Gorman soon was invited to join the Davis Cup team as a practice player, and he played at Wimbledon and all the headliner events, spending the next 12 years taking on the likes of Ilie Nastase, Rod Laver and Smith. Gorman also became the longest-serving Davis Cup coach.

Important knowledge came to him almost by chance on that final college trip to Texas. Arriving three days early, Gorman practiced alone with USC's Smith and Lutz.
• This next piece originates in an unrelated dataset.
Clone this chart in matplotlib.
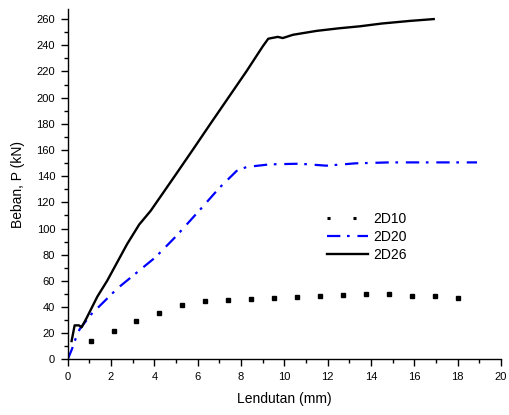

They showed him Davis Cup drills, stuff he had never envisioned, playing 2-on-1 and doing all sorts of smart things.

Gorman would rely on these intricate tennis drills to advance up the pro circuit, and then after his playing days were over pass them along to juniors that he taught.

"I thought, 'This is Major League,'" he said of the drills shared. "It had a huge impact on me."

Before joining Seattle U, Gorman had held polite conversations with both USC and UCLA tennis coaches about playing for those schools. He was ranked 37th as a junior, and L.A.'s elite college programs generally filled up their rosters with Top 10 players. The rejections were subtle. Yet respect was forthcoming.

"The USC coach did say after that, 'Tom we didn't have to give you a scholarship, because you beat all of our opponents for us,' " said Gorman of the Trojans' George Toley.